■ WHAT IS BEING ASKED ■
Everything from the opening line of the records below through the line with "pc = list(range(1, 31))" must be duplicated exactly, pictures left out.

■ PROVIDED ENTRIES ■
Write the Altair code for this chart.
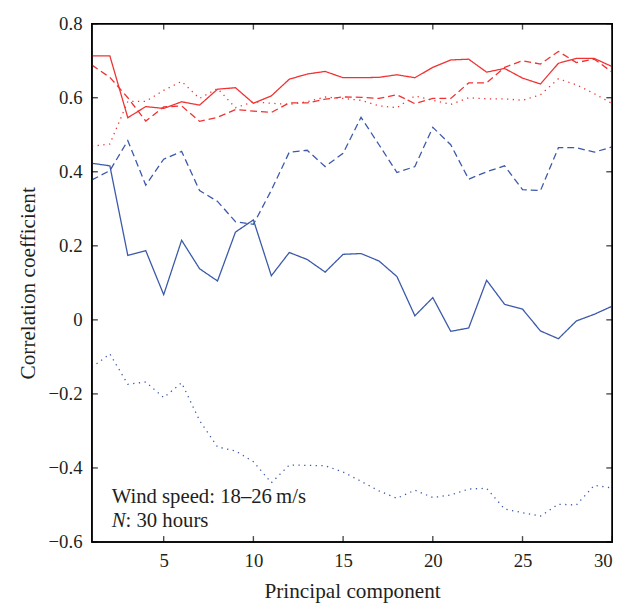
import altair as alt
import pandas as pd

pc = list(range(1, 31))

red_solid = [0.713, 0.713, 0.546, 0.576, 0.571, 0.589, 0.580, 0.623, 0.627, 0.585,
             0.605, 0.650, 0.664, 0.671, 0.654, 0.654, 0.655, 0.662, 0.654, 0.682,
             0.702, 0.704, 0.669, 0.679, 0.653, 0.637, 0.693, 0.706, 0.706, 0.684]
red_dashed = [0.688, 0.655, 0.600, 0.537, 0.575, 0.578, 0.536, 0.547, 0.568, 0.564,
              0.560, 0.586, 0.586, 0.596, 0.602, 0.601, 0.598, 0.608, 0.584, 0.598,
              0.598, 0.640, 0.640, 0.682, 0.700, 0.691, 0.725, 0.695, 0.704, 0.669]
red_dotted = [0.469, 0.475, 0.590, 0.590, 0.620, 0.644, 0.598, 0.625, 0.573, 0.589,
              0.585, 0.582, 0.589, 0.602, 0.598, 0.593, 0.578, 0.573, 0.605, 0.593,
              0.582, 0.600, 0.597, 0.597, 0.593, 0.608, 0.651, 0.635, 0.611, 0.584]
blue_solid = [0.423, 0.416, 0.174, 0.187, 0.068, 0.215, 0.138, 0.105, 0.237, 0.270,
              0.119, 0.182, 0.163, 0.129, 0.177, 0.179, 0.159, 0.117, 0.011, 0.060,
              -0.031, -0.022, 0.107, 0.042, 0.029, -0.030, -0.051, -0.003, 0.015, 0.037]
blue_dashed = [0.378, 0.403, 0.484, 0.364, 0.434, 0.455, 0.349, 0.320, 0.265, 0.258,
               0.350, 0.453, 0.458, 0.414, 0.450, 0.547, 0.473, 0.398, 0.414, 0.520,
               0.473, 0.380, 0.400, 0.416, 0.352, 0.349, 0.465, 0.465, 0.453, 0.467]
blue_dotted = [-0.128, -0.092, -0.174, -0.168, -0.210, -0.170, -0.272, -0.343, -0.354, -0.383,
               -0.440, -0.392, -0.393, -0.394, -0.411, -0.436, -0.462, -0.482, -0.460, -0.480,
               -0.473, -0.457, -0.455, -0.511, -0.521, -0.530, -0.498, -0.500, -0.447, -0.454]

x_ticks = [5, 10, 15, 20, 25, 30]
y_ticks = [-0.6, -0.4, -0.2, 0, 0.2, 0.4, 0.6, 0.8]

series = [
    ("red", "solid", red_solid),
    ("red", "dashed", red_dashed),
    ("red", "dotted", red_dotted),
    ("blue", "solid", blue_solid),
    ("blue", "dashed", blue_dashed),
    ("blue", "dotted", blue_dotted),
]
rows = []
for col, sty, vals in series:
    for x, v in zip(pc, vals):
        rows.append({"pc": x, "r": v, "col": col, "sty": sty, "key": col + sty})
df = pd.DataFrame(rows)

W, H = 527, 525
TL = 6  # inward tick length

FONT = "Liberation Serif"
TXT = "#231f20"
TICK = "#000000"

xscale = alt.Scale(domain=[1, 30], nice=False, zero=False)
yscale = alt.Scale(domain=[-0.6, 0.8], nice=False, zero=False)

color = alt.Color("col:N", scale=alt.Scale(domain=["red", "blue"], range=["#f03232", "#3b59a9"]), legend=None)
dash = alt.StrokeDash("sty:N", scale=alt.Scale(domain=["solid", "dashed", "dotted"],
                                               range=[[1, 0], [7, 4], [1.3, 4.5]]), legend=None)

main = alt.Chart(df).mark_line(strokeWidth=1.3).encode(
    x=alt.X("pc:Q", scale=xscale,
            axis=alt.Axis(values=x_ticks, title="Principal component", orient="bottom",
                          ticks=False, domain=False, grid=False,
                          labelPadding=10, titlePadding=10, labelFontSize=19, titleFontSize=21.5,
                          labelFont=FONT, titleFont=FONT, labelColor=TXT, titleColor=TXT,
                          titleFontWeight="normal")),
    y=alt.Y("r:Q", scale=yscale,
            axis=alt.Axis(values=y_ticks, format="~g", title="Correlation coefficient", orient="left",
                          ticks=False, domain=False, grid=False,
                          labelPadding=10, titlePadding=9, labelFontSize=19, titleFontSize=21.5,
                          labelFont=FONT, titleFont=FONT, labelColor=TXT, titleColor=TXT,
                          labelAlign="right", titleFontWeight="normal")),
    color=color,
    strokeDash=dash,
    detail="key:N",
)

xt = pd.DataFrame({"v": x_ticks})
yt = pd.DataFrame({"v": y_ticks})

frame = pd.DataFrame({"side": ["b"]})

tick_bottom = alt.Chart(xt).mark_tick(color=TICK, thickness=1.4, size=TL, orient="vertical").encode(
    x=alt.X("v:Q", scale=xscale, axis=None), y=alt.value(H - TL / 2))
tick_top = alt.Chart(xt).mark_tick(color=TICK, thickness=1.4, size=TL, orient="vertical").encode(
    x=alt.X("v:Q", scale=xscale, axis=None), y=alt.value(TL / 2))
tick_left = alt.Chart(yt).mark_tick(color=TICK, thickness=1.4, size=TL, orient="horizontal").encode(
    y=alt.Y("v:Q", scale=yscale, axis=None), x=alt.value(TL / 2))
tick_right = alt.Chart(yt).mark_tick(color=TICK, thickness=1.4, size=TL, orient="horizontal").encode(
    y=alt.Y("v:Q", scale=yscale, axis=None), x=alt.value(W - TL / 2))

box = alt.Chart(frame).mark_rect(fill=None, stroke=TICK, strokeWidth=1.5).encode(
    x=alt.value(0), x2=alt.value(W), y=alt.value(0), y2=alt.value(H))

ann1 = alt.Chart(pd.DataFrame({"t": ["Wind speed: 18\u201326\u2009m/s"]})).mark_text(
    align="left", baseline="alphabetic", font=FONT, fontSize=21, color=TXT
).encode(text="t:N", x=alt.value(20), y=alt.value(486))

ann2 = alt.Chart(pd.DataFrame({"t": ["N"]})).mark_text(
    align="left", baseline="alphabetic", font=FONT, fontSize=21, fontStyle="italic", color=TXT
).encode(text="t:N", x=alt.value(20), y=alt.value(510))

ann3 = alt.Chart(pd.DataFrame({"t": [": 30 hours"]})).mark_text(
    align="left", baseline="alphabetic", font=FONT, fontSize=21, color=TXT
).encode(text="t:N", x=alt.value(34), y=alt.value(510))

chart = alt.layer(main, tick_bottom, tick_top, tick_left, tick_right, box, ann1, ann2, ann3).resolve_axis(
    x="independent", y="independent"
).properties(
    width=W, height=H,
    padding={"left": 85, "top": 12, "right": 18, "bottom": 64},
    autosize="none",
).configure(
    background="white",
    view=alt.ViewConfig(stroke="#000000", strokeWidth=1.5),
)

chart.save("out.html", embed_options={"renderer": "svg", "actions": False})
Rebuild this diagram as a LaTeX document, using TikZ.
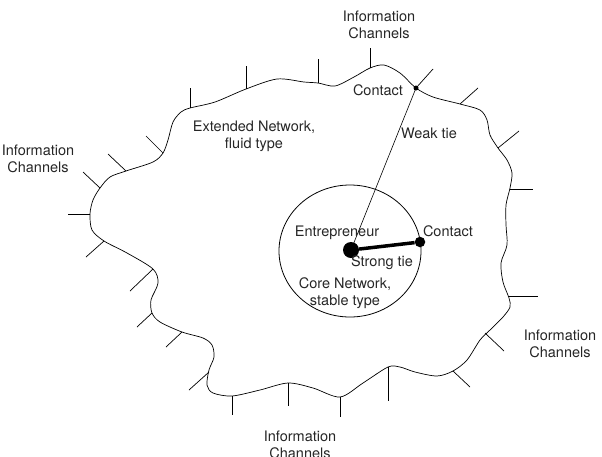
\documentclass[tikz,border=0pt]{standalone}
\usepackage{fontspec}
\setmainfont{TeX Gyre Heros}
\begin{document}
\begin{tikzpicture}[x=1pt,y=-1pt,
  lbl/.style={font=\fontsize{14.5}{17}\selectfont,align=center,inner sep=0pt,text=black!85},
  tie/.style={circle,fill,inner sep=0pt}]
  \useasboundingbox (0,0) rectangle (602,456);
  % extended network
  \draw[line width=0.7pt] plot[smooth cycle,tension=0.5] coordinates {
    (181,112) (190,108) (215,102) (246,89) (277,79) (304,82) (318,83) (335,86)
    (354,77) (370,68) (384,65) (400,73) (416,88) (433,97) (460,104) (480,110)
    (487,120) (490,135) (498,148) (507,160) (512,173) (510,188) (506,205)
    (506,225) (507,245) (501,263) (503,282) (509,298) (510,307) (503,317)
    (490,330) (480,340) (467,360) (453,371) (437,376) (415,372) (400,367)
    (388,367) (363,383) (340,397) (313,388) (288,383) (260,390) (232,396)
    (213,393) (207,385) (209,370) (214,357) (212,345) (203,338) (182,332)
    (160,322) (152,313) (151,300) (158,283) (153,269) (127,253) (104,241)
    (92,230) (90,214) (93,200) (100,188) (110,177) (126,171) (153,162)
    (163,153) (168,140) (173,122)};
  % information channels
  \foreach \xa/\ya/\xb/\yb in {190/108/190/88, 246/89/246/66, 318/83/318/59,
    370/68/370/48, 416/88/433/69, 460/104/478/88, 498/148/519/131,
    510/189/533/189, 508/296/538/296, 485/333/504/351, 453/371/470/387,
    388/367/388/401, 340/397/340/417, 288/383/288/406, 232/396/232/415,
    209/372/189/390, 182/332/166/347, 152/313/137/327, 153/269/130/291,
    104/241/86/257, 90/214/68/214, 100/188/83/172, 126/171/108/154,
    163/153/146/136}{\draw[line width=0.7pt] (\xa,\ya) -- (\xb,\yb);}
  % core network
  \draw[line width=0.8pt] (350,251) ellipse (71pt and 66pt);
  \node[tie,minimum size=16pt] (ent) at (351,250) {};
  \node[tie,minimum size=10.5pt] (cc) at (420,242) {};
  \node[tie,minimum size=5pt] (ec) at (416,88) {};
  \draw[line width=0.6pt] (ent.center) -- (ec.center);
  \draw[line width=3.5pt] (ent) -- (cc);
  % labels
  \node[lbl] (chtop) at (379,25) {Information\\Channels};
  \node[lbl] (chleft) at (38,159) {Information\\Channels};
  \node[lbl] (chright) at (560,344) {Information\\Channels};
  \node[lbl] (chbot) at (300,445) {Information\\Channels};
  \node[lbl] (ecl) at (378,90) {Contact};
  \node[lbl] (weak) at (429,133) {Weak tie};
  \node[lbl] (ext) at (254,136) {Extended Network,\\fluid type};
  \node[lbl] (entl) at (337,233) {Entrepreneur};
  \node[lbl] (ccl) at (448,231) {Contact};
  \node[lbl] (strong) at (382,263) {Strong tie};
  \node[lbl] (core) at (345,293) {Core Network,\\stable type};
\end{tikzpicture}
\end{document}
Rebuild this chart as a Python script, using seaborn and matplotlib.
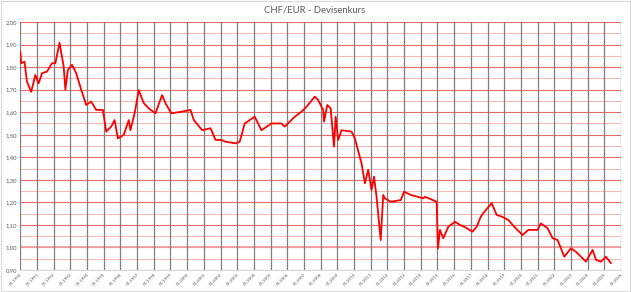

■ ANSWER TO THIS PROBLEM ■
Write the Altair code for this chart.
import altair as alt
import pandas as pd

pc = list(range(1, 31))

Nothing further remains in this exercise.